### Your instructions
Repeat, exactly and only, the lines from the beginning of the data through the line with "plt.rcParams['font.family'] = SANS". Pictures are left out.

### Stored records
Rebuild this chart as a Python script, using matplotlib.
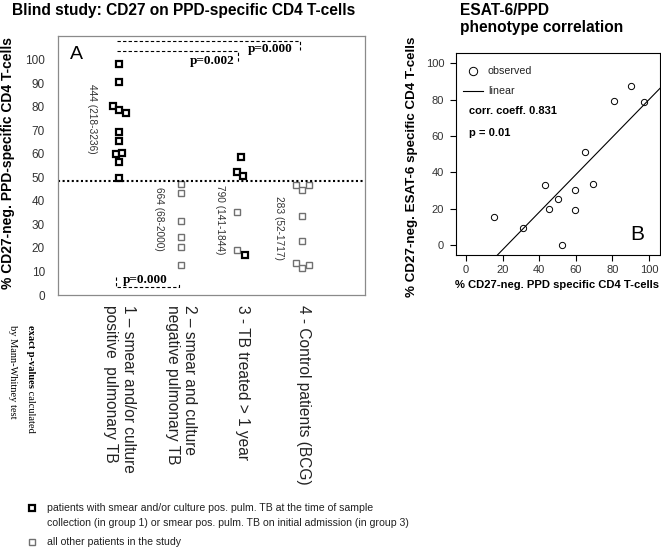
import numpy as np
import matplotlib.pyplot as plt
from matplotlib.lines import Line2D

SANS = 'Liberation Sans'
SERIF = 'Liberation Serif'
plt.rcParams['font.family'] = SANS

# ---- panel A data: % CD27-neg. PPD-specific CD4 T-cells per group
group_pos = [1, 2, 3, 4]
group_labels = ['1 \u2013 smear and/or culture\npositive  pulmonary TB',
                '2 \u2013 smear and culture\nnegative pulmonary TB',
                '3 - TB treated > 1 year',
                '4 - Control patients (BCG)']
g1_vals = [98.3, 90.3, 80.1, 78.4, 77.3, 69.4, 65.4, 59.7, 60.3, 56.3, 49.5]
g2_vals = [47.2, 43.3, 31.3, 24.5, 20.5, 12.6]
g3_vals = [58.6, 52.3, 50.6, 35.3, 18.9, 16.9]
g4_vals = [46.7, 44.4, 46.7, 33.6, 22.8, 13.8, 11.5, 12.6]
# 1 = smear/culture pos. at sampling (bold square), 0 = other patients
g1_bold = [1, 1, 1, 1, 1, 1, 1, 1, 1, 1, 1]
g2_bold = [0, 0, 0, 0, 0, 0]
g3_bold = [1, 1, 1, 0, 0, 1]
g4_bold = [0, 0, 0, 0, 0, 0, 0, 0]
# horizontal jitter of the points inside a group
g1_dx = [0, 0, -0.11, 0, 0.1, 0, 0, -0.06, 0.04, 0, 0]
g2_dx = [0, 0, 0, 0, 0, 0]
g3_dx = [-0.02, -0.08, 0.02, -0.08, -0.08, 0.04]
g4_dx = [-0.12, -0.02, 0.08, -0.02, -0.02, -0.12, -0.02, 0.08]
median_labels = ['444 (218-3236)', '664 (68-2000)', '790 (141-1844)', '283 (52-1717)']
cutoff = 48.5

# ---- panel B data
ppd_x = [15.5, 31.0, 43.3, 45.5, 50.2, 52.6, 59.5, 59.8, 65.0, 69.5, 80.6, 90.2, 97.5]
esat_y = [15.4, 9.4, 32.8, 20.0, 25.5, -0.2, 19.1, 30.5, 51.0, 33.8, 79.4, 87.7, 78.9]

W, H = 661, 550
fig = plt.figure(figsize=(W / 100, H / 100), dpi=100)


def fx(px):
    return px / W


def fy(py):
    return 1 - py / H


# ================= panel A =================
axA = fig.add_axes([fx(58), fy(295), 307 / W, 259 / H])
axA.set_xlim(0, 5)
axA.set_ylim(0, 110)
for s in axA.spines.values():
    s.set_color('#8a8a8a')
    s.set_linewidth(0.9)
axA.set_yticks(range(0, 101, 10))
axA.tick_params(axis='y', length=0, pad=9.5, labelsize=8.5, labelcolor='#333333')
axA.set_xticks(group_pos)
axA.set_xticklabels(group_labels, rotation=-90, ha='center', va='top',
                    multialignment='left', fontsize=11.2, color='#222222')
axA.tick_params(axis='x', length=0, pad=7)

groups = [(g1_vals, g1_bold, g1_dx), (g2_vals, g2_bold, g2_dx),
          (g3_vals, g3_bold, g3_dx), (g4_vals, g4_bold, g4_dx)]
for pos, (vals, bold, dx) in zip(group_pos, groups):
    vals = np.array(vals)
    bold = np.array(bold, dtype=bool)
    xs = pos + np.array(dx)
    axA.plot(xs[~bold], vals[~bold], 's', ms=4.3, mfc='white', mec='#707070', mew=1.0)
    axA.plot(xs[bold], vals[bold], 's', ms=4.3, mfc='white', mec='black', mew=1.6)

axA.axhline(cutoff, color='black', lw=1.5, ls=(0, (1, 1.2)))

med_xy = [(0.55, 75), (1.65, 32.3), (2.64, 32), (3.6, 28.5)]
for (x, y), s in zip(med_xy, median_labels):
    axA.text(x, y, s, rotation=-90, ha='center', va='center', fontsize=7.3, color='#333333')

# p-value brackets (dashed)
dash = dict(color='black', lw=0.8, ls=(0, (3, 2)))
axA.plot([0.96, 3.94, 3.94], [107.8, 107.8, 104.0], **dash)
axA.plot([0.96, 2.93, 2.93], [103.5, 103.5, 98.5], **dash)
axA.plot([0.94, 0.94, 1.97, 1.97], [7.8, 3.3, 3.3, 4.8], **dash)
pfont = dict(family=SERIF, weight='bold', fontsize=9.5, ha='center', va='center')
axA.text(3.45, 104.6, 'p=0.000', **pfont)
axA.text(2.51, 99.3, 'p=0.002', **pfont)
axA.text(1.42, 6.2, 'p=0.000', **pfont)
axA.text(0.3, 102, 'A', fontsize=14, ha='center', va='center')

# ================= panel B =================
axB = fig.add_axes([fx(456), fy(255), 204 / W, 202 / H])
axB.set_xlim(-5.5, 106)
axB.set_ylim(-5.5, 105.7)
for s in axB.spines.values():
    s.set_linewidth(0.8)
axB.set_xticks(range(0, 101, 20))
axB.set_yticks(range(0, 101, 20))
axB.tick_params(axis='both', direction='out', length=4, width=0.8,
                labelsize=8, labelcolor='#333333')
axB.tick_params(axis='x', pad=3)
axB.tick_params(axis='y', pad=4.5)
axB.plot(ppd_x, esat_y, 'o', ms=4.5, mfc='none', mec='black', mew=0.7)
slope, icpt = np.polyfit(ppd_x, esat_y, 1)
xl = np.array(axB.get_xlim())
axB.plot(xl, slope * xl + icpt, color='black', lw=0.8)
axB.set_xlim(-5.5, 106)

# legend of panel B
fig.add_artist(Line2D([fx(472.7)], [fy(71)], marker='o', ms=6, mfc='none',
                      mec='black', mew=0.7, transform=fig.transFigure))
fig.add_artist(Line2D([fx(463), fx(483)], [fy(90.7), fy(90.7)], color='black',
                      lw=0.8, transform=fig.transFigure))
fig.text(fx(488), fy(71), 'observed', fontsize=7.7, va='center', color='#222222')
fig.text(fx(488), fy(90.7), 'linear', fontsize=7.7, va='center', color='#222222')
fig.text(fx(469), fy(110.5), 'corr. coeff. 0.831', fontsize=8, weight='bold', va='center')
fig.text(fx(469), fy(132.5), 'p = 0.01', fontsize=8, weight='bold', va='center')
fig.text(fx(637), fy(234), 'B', fontsize=15, ha='center', va='center')

# ================= titles and axis labels =================
fig.text(fx(12), fy(10), 'Blind study: CD27 on PPD-specific CD4 T-cells',
         fontsize=11.2, weight='bold', va='center')
fig.text(fx(460), fy(19), 'ESAT-6/PPD\nphenotype correlation', fontsize=11.2,
         weight='bold', va='center', linespacing=1.2)
fig.text(fx(8), fy(163), '% CD27-neg. PPD-specific CD4 T-cells', fontsize=10,
         weight='bold', rotation=90, ha='center', va='center')
fig.text(fx(412), fy(167), '% CD27-neg. ESAT-6 specific CD4 T-cells', fontsize=9.6,
         weight='bold', rotation=90, ha='center', va='center')
fig.text(fx(557), fy(285), '% CD27-neg. PPD specific CD4 T-cells', fontsize=8.1,
         weight='bold', ha='center', va='center')

# note on p-values (mixed bold / regular, rotated)
fig.canvas.draw()
rend = fig.canvas.get_renderer()
t1 = fig.text(fx(30), fy(325), 'exact p-values', family=SERIF, weight='bold',
              fontsize=7.5, rotation=-90, ha='center', va='top')
bb = t1.get_window_extent(rend)
fig.text(fx(30), bb.y0 / H, ' calculated', family=SERIF, fontsize=7.5,
         rotation=-90, ha='center', va='top')
fig.text(fx(12), fy(325), 'by Mann-Whitney test', family=SERIF, fontsize=7.5,
         rotation=-90, ha='center', va='top')

# ================= bottom legend =================
fig.add_artist(Line2D([fx(31.7)], [fy(508)], marker='s', ms=4.3, mfc='white',
                      mec='black', mew=1.6, transform=fig.transFigure))
fig.add_artist(Line2D([fx(31.7)], [fy(541.7)], marker='s', ms=4.3, mfc='white',
                      mec='#707070', mew=1.0, transform=fig.transFigure))
lfont = dict(fontsize=7.55, va='center', color='#222222')
fig.text(fx(46.7), fy(508), 'patients with smear and/or culture pos. pulm. TB at the time of sample', **lfont)
fig.text(fx(46.7), fy(523), 'collection (in group 1) or smear pos. pulm. TB on initial admission (in group 3)', **lfont)
fig.text(fx(46.7), fy(541.7), 'all other patients in the study', **lfont)

fig.savefig('out.png', dpi=100)
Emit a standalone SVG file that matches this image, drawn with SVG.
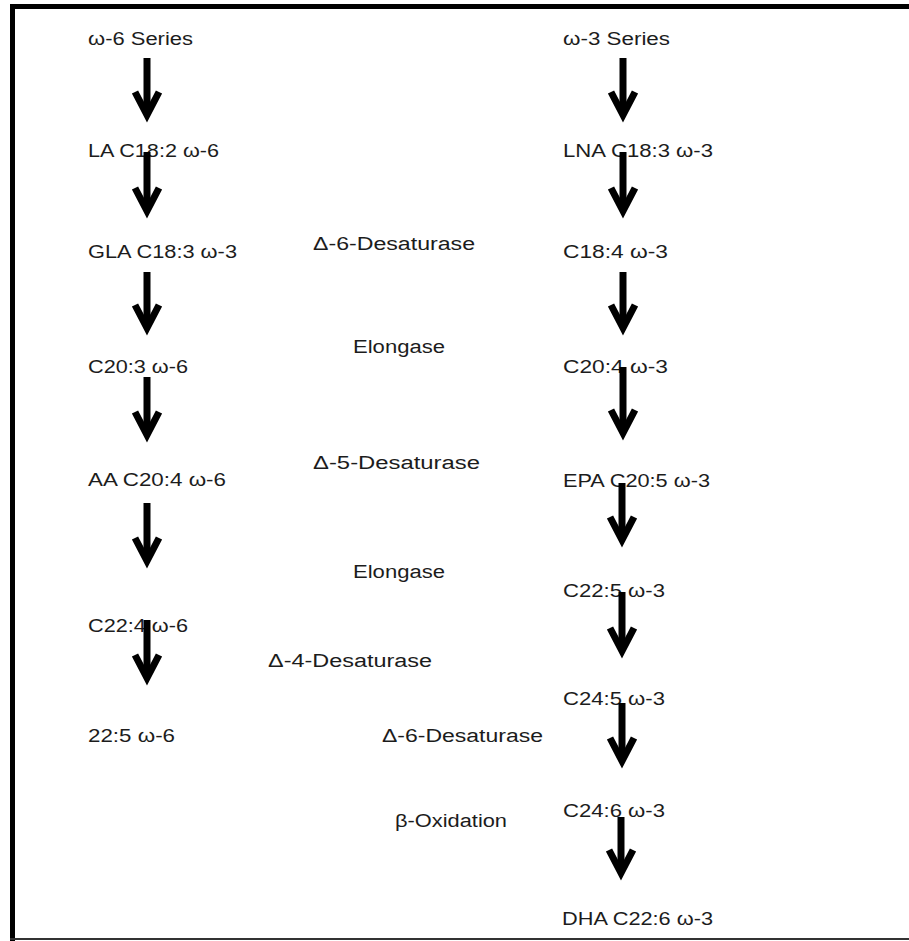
<svg xmlns="http://www.w3.org/2000/svg" width="909" height="941" viewBox="0 0 909 941">
  <style>
    .t { font-family: "Liberation Sans", "DejaVu Sans", sans-serif; font-size: 18px; fill: #1c1c1c; }
    .shaft { stroke: #000; stroke-width: 7; fill: none; marker-end: url(#head); }
    .frame { fill: #000; }
  </style>
  <defs>
    <marker id="head" markerUnits="userSpaceOnUse" viewBox="-30 -20 50 40" refX="0" refY="0"
            markerWidth="50" markerHeight="40" orient="auto" overflow="visible">
      <path d="M -20 -12 L 3 0 L -20 12" fill="none" stroke="#000" stroke-width="7" stroke-miterlimit="10"/>
    </marker>
  </defs>

  <rect width="909" height="941" fill="#fff"/>

  <!-- frame -->
  <g id="frame">
    <rect class="frame" x="10" y="4" width="899" height="5"/>
    <rect class="frame" x="10" y="4" width="5" height="937"/>
    <rect x="10" y="938" width="899" height="2" fill="#333"/>
  </g>

  <!-- omega-6 pathway -->
  <g id="n6-series"><text class="t" x="88" y="45" textLength="105" lengthAdjust="spacingAndGlyphs">ω-6 Series</text></g>
  <g id="n6-la"><text class="t" x="88" y="157" textLength="131" lengthAdjust="spacingAndGlyphs">LA C18:2 ω-6</text></g>
  <g id="n6-gla"><text class="t" x="88" y="258" textLength="149" lengthAdjust="spacingAndGlyphs">GLA C18:3 ω-3</text></g>
  <g id="n6-c203"><text class="t" x="88" y="373" textLength="100" lengthAdjust="spacingAndGlyphs">C20:3 ω-6</text></g>
  <g id="n6-aa"><text class="t" x="88" y="486" textLength="138" lengthAdjust="spacingAndGlyphs">AA C20:4 ω-6</text></g>
  <g id="n6-c224"><text class="t" x="88" y="632" textLength="100" lengthAdjust="spacingAndGlyphs">C22:4 ω-6</text></g>
  <g id="n6-c225"><text class="t" x="88" y="742" textLength="87" lengthAdjust="spacingAndGlyphs">22:5 ω-6</text></g>

  <!-- omega-3 pathway -->
  <g id="n3-series"><text class="t" x="563" y="45" textLength="107" lengthAdjust="spacingAndGlyphs">ω-3 Series</text></g>
  <g id="n3-lna"><text class="t" x="563" y="157" textLength="150" lengthAdjust="spacingAndGlyphs">LNA C18:3 ω-3</text></g>
  <g id="n3-c184"><text class="t" x="563" y="258" textLength="105" lengthAdjust="spacingAndGlyphs">C18:4 ω-3</text></g>
  <g id="n3-c204"><text class="t" x="563" y="373" textLength="105" lengthAdjust="spacingAndGlyphs">C20:4 ω-3</text></g>
  <g id="n3-epa"><text class="t" x="563" y="487" textLength="147" lengthAdjust="spacingAndGlyphs">EPA C20:5 ω-3</text></g>
  <g id="n3-c225"><text class="t" x="563" y="597" textLength="102" lengthAdjust="spacingAndGlyphs">C22:5 ω-3</text></g>
  <g id="n3-c245"><text class="t" x="563" y="705" textLength="102" lengthAdjust="spacingAndGlyphs">C24:5 ω-3</text></g>
  <g id="n3-c246"><text class="t" x="563" y="817" textLength="102" lengthAdjust="spacingAndGlyphs">C24:6 ω-3</text></g>
  <g id="n3-dha"><text class="t" x="562" y="925" textLength="151" lengthAdjust="spacingAndGlyphs">DHA C22:6 ω-3</text></g>

  <!-- enzyme labels -->
  <g id="enzymes">
    <text class="t" x="313" y="250" textLength="162" lengthAdjust="spacingAndGlyphs">Δ-6-Desaturase</text>
    <text class="t" x="353" y="353" textLength="92" lengthAdjust="spacingAndGlyphs">Elongase</text>
    <text class="t" x="313" y="469" textLength="167" lengthAdjust="spacingAndGlyphs">Δ-5-Desaturase</text>
    <text class="t" x="353" y="578" textLength="92" lengthAdjust="spacingAndGlyphs">Elongase</text>
    <text class="t" x="268" y="667" textLength="164" lengthAdjust="spacingAndGlyphs">Δ-4-Desaturase</text>
    <text class="t" x="382" y="742" textLength="161" lengthAdjust="spacingAndGlyphs">Δ-6-Desaturase</text>
    <text class="t" x="395" y="827" textLength="112" lengthAdjust="spacingAndGlyphs">β-Oxidation</text>
  </g>

  <!-- connectors: shaft lines, chevron heads come from the marker -->
  <g id="connectors">
    <line class="shaft" x1="147" y1="58" x2="147" y2="112"/>
    <line class="shaft" x1="147" y1="152" x2="147" y2="208"/>
    <line class="shaft" x1="147" y1="272" x2="147" y2="325"/>
    <line class="shaft" x1="147" y1="377" x2="147" y2="432"/>
    <line class="shaft" x1="147" y1="503" x2="147" y2="558"/>
    <line class="shaft" x1="147" y1="620" x2="147" y2="675"/>

    <line class="shaft" x1="623" y1="58" x2="623" y2="112"/>
    <line class="shaft" x1="623" y1="152" x2="623" y2="208"/>
    <line class="shaft" x1="623" y1="272" x2="623" y2="325"/>
    <line class="shaft" x1="623" y1="367" x2="623" y2="430"/>
    <line class="shaft" x1="622" y1="483" x2="622" y2="537"/>
    <line class="shaft" x1="622" y1="592" x2="622" y2="648"/>
    <line class="shaft" x1="622" y1="703" x2="622" y2="758"/>
    <line class="shaft" x1="621" y1="817" x2="621" y2="870"/>
  </g>
</svg>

### Task solution
Rebuild this chart as a Python script, using matplotlib.
import numpy as np
import matplotlib.pyplot as plt
from matplotlib.lines import Line2D

SANS = 'Liberation Sans'
SERIF = 'Liberation Serif'
plt.rcParams['font.family'] = SANS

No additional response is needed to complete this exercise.